Ceci pourrait sembler utopique mais quelque chose du même genre est déjà à l’oeuvre depuis quelque temps. La campagne globale en faveur du soulagement de la dette pour les pays pauvres a été menée par des organisations non gouvernementales qui sont parvenues à mobiliser avec succès la jeunesse des pays riches pour opérer des pressions sur leurs gouvernements.
Les sociétés multinationales sont parfaitement conscientes de l’efficacité de telles campagnes citoyennes, ayant été forcées à plus de transparence et à modifier leurs pratiques en matière de conditions du travail partout dans le monde. Certains gouvernements ont poursuivi des dirigeants politiques étrangers pour violations des droits de l’homme avec l’appui d’un soutien populaire national considérable. Nancy Birdsall, Présidente du Centre pour le Développement Global, cite l’exemple d’un citoyen Ghanéen qui a témoigné devant le Congrès américain dans l’espoir de convaincre les responsables américains de faire pression sur la Banque Mondiale afin qu’elle modifie sa position au sujet des redevances d’utilisation en Afrique.
De tels efforts depuis la base pour « globaliser » les gouvernements nationaux peuvent potentiellement fortement influer sur les politiques environnementales, particulièrement celles visant à enrayer le changement climatique – le plus sensible de tous les problèmes. Il est intéressant de noter que certaines des initiatives les plus importantes pour limiter les gaz à effet de serre et promouvoir la croissance verte ont émané de pressions locales.
Le président de l’Institut des Ressources Mondiales (WRI), Andrew Steer, fait observer que plus de 50 pays en développement mettent en oeuvre aujourd’hui des politiques couteuses pour enrayer le changement climatique. Du point de vue de l’intérêt national, cela n’a aucun sens compte tenu de la nature patrimoniale globale du problème.
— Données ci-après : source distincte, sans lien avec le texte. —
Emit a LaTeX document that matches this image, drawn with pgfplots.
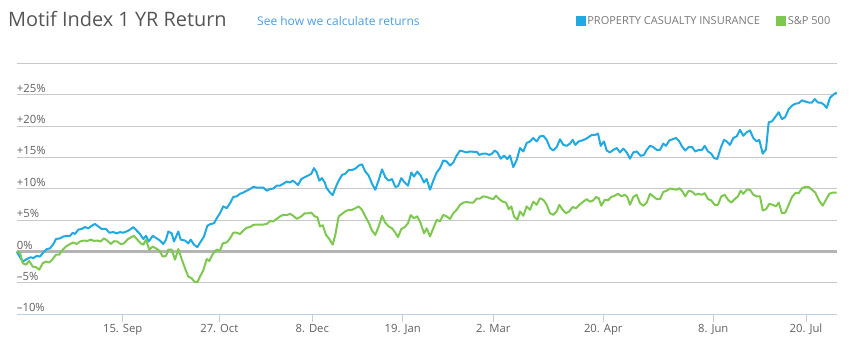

Certaines de ces politiques sont motivées par le désir d’acquérir un avantage concurrentiel, comme c’est le cas du soutien de la Chine pour les énergies vertes. Mais lorsque les électeurs ont une conscience globale et une conscience environnementale, les bonnes politiques climatiques peuvent aussi être de bonnes politiques.
La Californie a par exemple lancé au début de l’année un système de plafonnement et d’échange destiné à ramener les émissions de carbone aux niveaux de 1990 d’ici 2020. Alors que l’action globale sur le plafonnement des émissions était dans l’impasse, les groupes environnementaux et les citoyens concernés sont parvenus avec succès à débloquer la situation et à vaincre l’opposition des milieux d’affaires, et le gouverneur Républicain de cet état, Arnold Schwarzenegger, a promulgué une loi en 2006. Si cela s’avère être un succès tout en restant populaire, le modèle pourrait être étendu à l’ensemble du pays.
Les enquêtes d’opinion globales comme le World Values Survey indiquent qu’il y a encore beaucoup de chemin à parcourir : 15 à 20 points séparent le sentiment de citoyenneté globale exprimé de celui de citoyenneté nationale qui est dominant. Mais l’écart est inférieur chez les jeunes, les plus éduqués, et les classes professionnelles. Ceux qui se considèrent en haut de l’échelle sociale pensent sensiblement plus global que ceux qui se considèrent issus des classes inférieures.
Bien sûr, la « citoyenneté globale » sera toujours une métaphore, parce qu’il n’y aura jamais un gouvernement mondial administrant une communauté politique mondiale. Mais plus nous serons nombreux à nous penser citoyens globaux et à exprimer nos préférences en tant que tel à nos gouvernements, moins nous aurons besoin de poursuivre la chimère de la gouvernance globale.